Travel Guides Crafted by Experienced Archaeologists & Historians

North Rhine-Westphalia
Art, History & Archaeology Sites & Museums

There are said to be over 14,000 kilometres of cycle paths in North Rhineland-Westphalia. The region is also known for its spectacular hiking trails. And for a more leisurely experience, over 1,500 kilometres of rivers – some of which serve cruise boats. These routes take in many interesting and important historical sites, from Roman ruins and medieval castles, to industrial monuments and museums. One of the five UNESCO listed heritage sites in this state is the imposing Cologne Cathedral, which is Germany’s most visited attraction. North Rhine-Westphalia is the birthplace to some of Germany’s most influential artists, including the composer Beethoven, the poet Heine an the artist Beuys. 

Archaeology & History Sites in North Rhine-Westphalia

LVR-Archaeological Park Xanten

The archaeological park on the edge of the medieval town of Xanten was built on the ruins of the Roman settlement Colonia Ulpia Traiana, on the banks of the Lower Rhine. Founded in 70 AD, the Roman town was the second most important commercial post in Germania Inferior, after Cologne. In 275 AD it was completely destroyed by Germanic tribes, and rebuilt as Tricensimae. That too was destroyed by local tribes. A number of features have been reconstructed in the park, including an amphitheatre, bath house and defensive wall.
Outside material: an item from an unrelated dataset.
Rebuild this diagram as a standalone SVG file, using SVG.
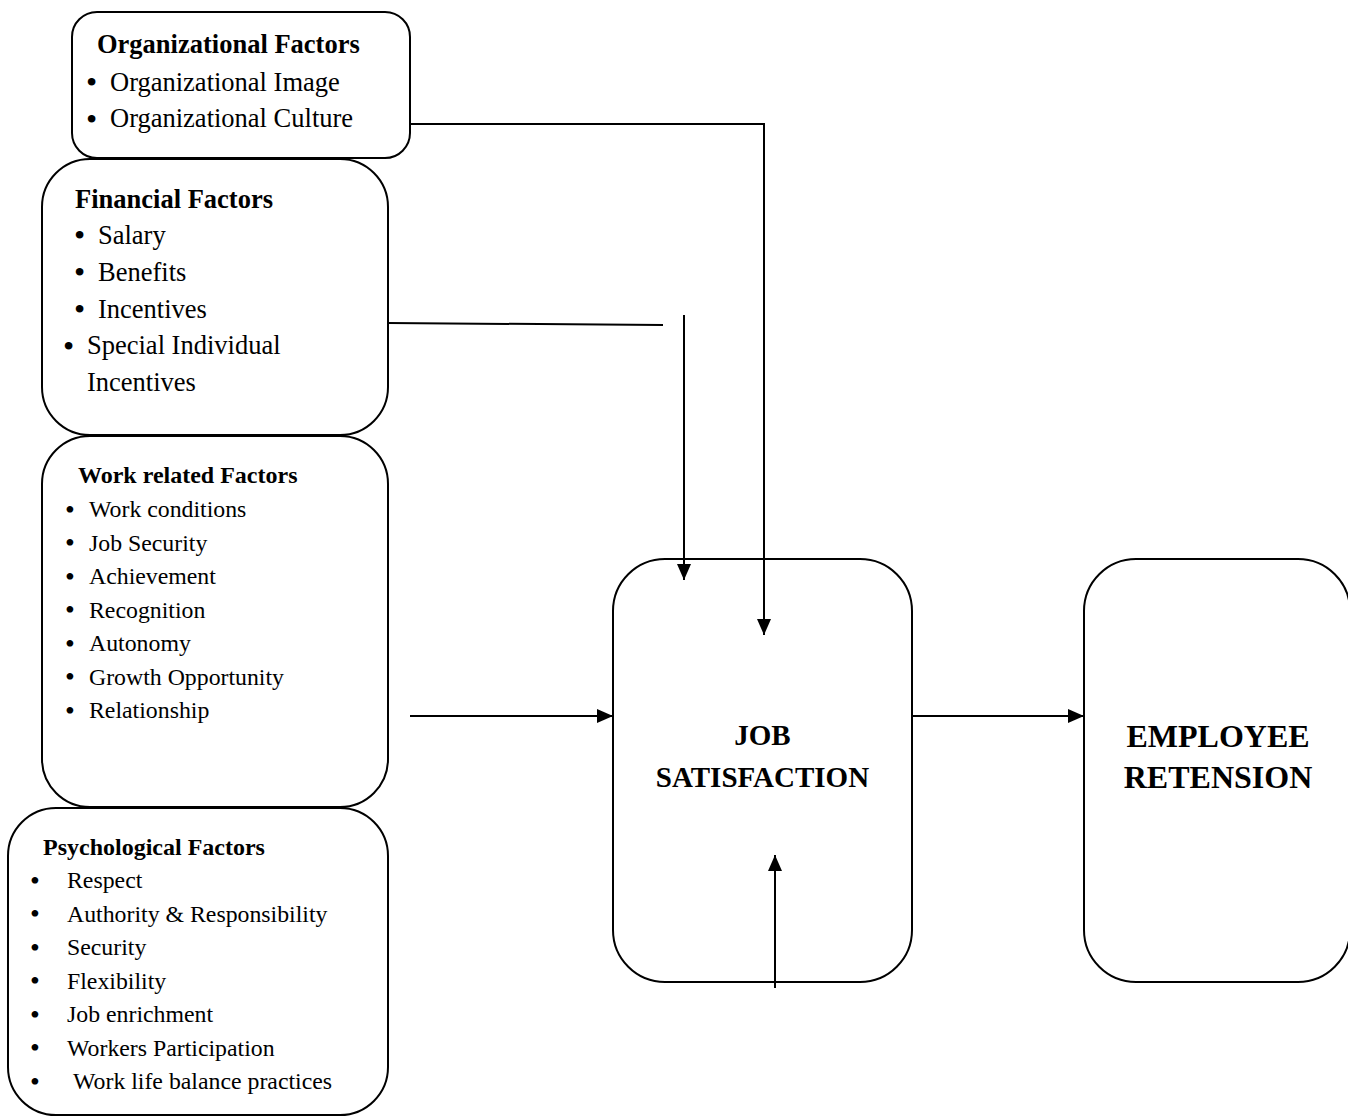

Cologne - Colonia Claudia Ara Agrippinensium

Colonia was always an important town for the Romans; the capital of the province of Germania Inferior and later the capital of Germania Secunda. The regional headquarters of the military in the region was based here. There are a number of features to see in the city, including sections of the wall and towers. The Roman museum, exhibitions are currently in a temporary location, was built on the foundations of a townhouse and displays its mosaic floor of Dionysius.

Museums & Art Galleries in North Rhine-Westphalia

Kolumba Museum, Cologne

Kolumba Museum is one of the oldest museums in Cologne, a collection of religious art from Late Antiquity to the 21st century. Highlights of this collection, including a Romanesque style crucifix and a 4th century glass cage cup, are on permanent display. As spectacular as the collection is, the museum itself is worth a visit. The celebrated Swiss architect Peter Zumthor has designed a strikingly simple building around the ruins of an ornate Gothic church that was severely damaged during the second World War.

Römisch-Germanisches Museum, Cologne

The Romano-Germanic Museum in Cologne is one of Germany’s most important Roman museums. During construction builders came across the remains of a Roman town house. During rescue efforts, the spectacular Dionysus mosaic floor could not be lifted so it was decided a museum would be built around the mosaic. Besides extensive exhibits of art, culture and everyday life in Roman and early medieval Cologne, the museum has largest and finest collections of Roman glass artefacts in the World. Although the museum is currently being renovated, exhibits are on display in a temporary venue (see the website for details).